Vivant avec son père au milieu de voitures abandonnées, accidentées, plus ou moins détruites, ses moyens de fuite résident dans l’espoir de retrouver sa mère ou dans celui d’échapper au rite effrayant du Kännöst, d’aimer une jeune fille, dans sa relation avec son oncle. Mais le moyen principal de sa fuite est de se défoncer avec ce qu’il trouve et surtout en sniffant du trichloréthylène. Les visions que lui procure le solvant se cristallisent dans la présence d’un requin étrange et silencieux, flottant dans les airs. Ses visions, et l’état plus ou moins hallucinatoire qui accompagne Nói, doublent le réel d’un autre monde imaginaire, fantasmatique, peuplé d’images étranges, sans signification précise, et de l’étrange présence du requin. Avec le trichlo, la déconnexion du personnage d’avec le monde s’accentue, et ce que son esprit produit ajoute du chaos au chaos, de l’incohérence à l’incohérence. Les images mentales hallucinées du jeune homme désarticulent davantage le réel et ne s’y intègrent pas comme un morceau qui prendrait sa place dans un tout – au contraire. Nói est un être fragmentaire, constitué de fragments – son histoire, son passé, son futur, son psychisme –, percevant le monde comme fragments déconnectés, faisant proliférer la fragmentation du monde, n’éprouvant finalement dans son rapport aux autres – malgré sa volonté de rapprochement – que l’écart et la disjonction. S’il échoue dans sa volonté, c’est que celle-ci est habitée d’une force plus grande, d’un désir plus puissant qui la soumet à l’ordre du monde qui est un ordre qui décompose, qui défait, disjoint, fragmente, un ordre mortel qui est la vie du chaos.

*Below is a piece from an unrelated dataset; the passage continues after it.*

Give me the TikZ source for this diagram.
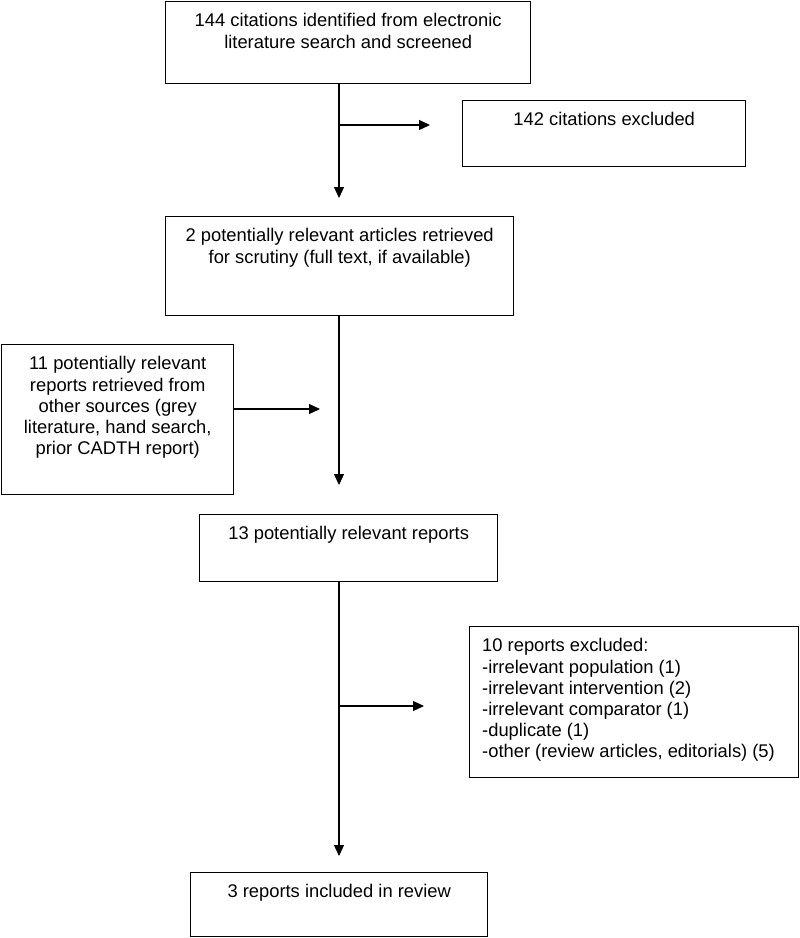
\documentclass[tikz,border=0pt]{standalone}
\usepackage{fontspec}
\setmainfont{Liberation Sans}
\usetikzlibrary{arrows.meta}
\begin{document}
\begin{tikzpicture}[x=1pt,y=-1pt,
  box/.style={draw=black, line width=1.4pt, rectangle, inner sep=0pt, anchor=north west},
  txt/.style={anchor=north, inner sep=0pt, align=center, font=\fontsize{18.35}{21.2}\selectfont},
  conn/.style={line width=1.2pt, -{Triangle[length=11pt,width=10pt]}}
]
\useasboundingbox (0,0) rectangle (800,938);

\node[box, minimum width=365pt, minimum height=82pt] (b1) at (165,1) {};
\node[box, minimum width=283pt, minimum height=66pt] (b2) at (462,100) {};
\node[box, minimum width=348pt, minimum height=99pt] (b3) at (165,216) {};
\node[box, minimum width=232pt, minimum height=150pt] (b4) at (1,344) {};
\node[box, minimum width=298pt, minimum height=67pt] (b5) at (199,514) {};
\node[box, minimum width=329pt, minimum height=151pt] (b6) at (469,626) {};
\node[box, minimum width=297pt, minimum height=64pt] (b7) at (190,872) {};

\node[txt] (t1) at ([yshift=-12.3pt]b1.north) {144 citations identified from electronic\\literature search and screened};
\node[txt] (t2) at ([yshift=-12.3pt]b2.north) {142 citations excluded};
\node[txt] (t3) at ([yshift=-12.3pt]b3.north) {2 potentially relevant articles retrieved\\for scrutiny (full text, if available)};
\node[txt] (t4) at ([yshift=-12.3pt]b4.north) {11 potentially relevant\\reports retrieved from\\other sources (grey\\literature, hand search,\\prior CADTH report)};
\node[txt] (t5) at ([yshift=-12.3pt]b5.north) {13 potentially relevant reports};
\node[txt, anchor=north west, align=left] (t6) at ([xshift=13pt,yshift=-12.3pt]b6.north west) {10 reports excluded:\\-irrelevant population (1)\\-irrelevant intervention (2)\\-irrelevant comparator (1)\\-duplicate (1)\\-other (review articles, editorials) (5)};
\node[txt] (t7) at ([yshift=-12.3pt]b7.north) {3 reports included in review};

\coordinate (a1) at (339,198);
\coordinate (h1s) at (339,125);
\coordinate (h1e) at (430,125);
\coordinate (a2) at (339,485);
\coordinate (h2e) at (320,409);
\coordinate (a3) at (339,856);
\coordinate (h3s) at (339,706);
\coordinate (h3e) at (424,706);

\draw[conn] (b1.south -| a1) -- (a1);
\draw[conn] (h1s) -- (h1e);
\draw[conn] (b3.south -| a2) -- (a2);
\draw[conn] (b4.east |- h2e) -- (h2e);
\draw[conn] (b5.south -| a3) -- (a3);
\draw[conn] (h3s) -- (h3e);
\end{tikzpicture}
\end{document}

Le titre du livre fait signe vers cette vie paradoxale. La rouille est moins une chose qu’un processus de contamination et de destruction, qui défait, sépare, désagrège, qui anime l’inanimé d’une vie qui le tue. La rouille est un processus de mort, la vie de la mort. C’est cette vie qui anime le monde créé ici par Eric Richer. Cette vie contamine et définit tout ce qui constitue ce monde : les êtres, le langage, les choses, le temps, les esprits. Et ce monde rouillé – non en arrêt mais animé par ce qui le ronge, comme dans le célèbre Une charogne, de Baudelaire – n’est rien d’autre qu’un processus de mort, de chaos, par lequel se répètent inexorablement la mort, la destruction, par lequel se mettent à vivre les fragments qui sont ce monde, par lequel se lèvent les fantômes qui le peuplent. Le monde de La Rouille est d’abord ce monde, comme une sorte de nature où insistent la vie de pulsions qui sont des pulsions de mort, la pulsion d’une destruction généralisée, d’une apocalypse en cours. D’où la référence constante, dans le livre, aux déchets, carcasses, restes, ruines, à la violence, à la séparation, aux distances de toutes sortes. D’où aussi, peut-être, la présence récurrente de la fumée, du sang, du feu, des humeurs, de la poussière, de la boue – comme signes d’une désagrégation générale mais surtout d’un état non formé du monde, d’une nature « désagrégeante » à l’oeuvre. D’où aussi, sans doute, la présence constante du monde animal, des animaux mais aussi d’une animalisation du monde, des êtres, des choses qui sont le plus souvent surnommés ou nommés en référence aux animaux ou qui en portent les attributs – comme la présence partout et dans tout d’une nature primordiale, pulsionnelle, vivante et mortelle. C’est cette nature qui dans ce roman traverse et définit tout, et dont la présence rapproche effectivement le livre d’Eric Richer de toute une littérature nordique, scandinave, russe – littérature vers laquelle ce livre, par les lieux et noms qu’il contient, semble faire signe.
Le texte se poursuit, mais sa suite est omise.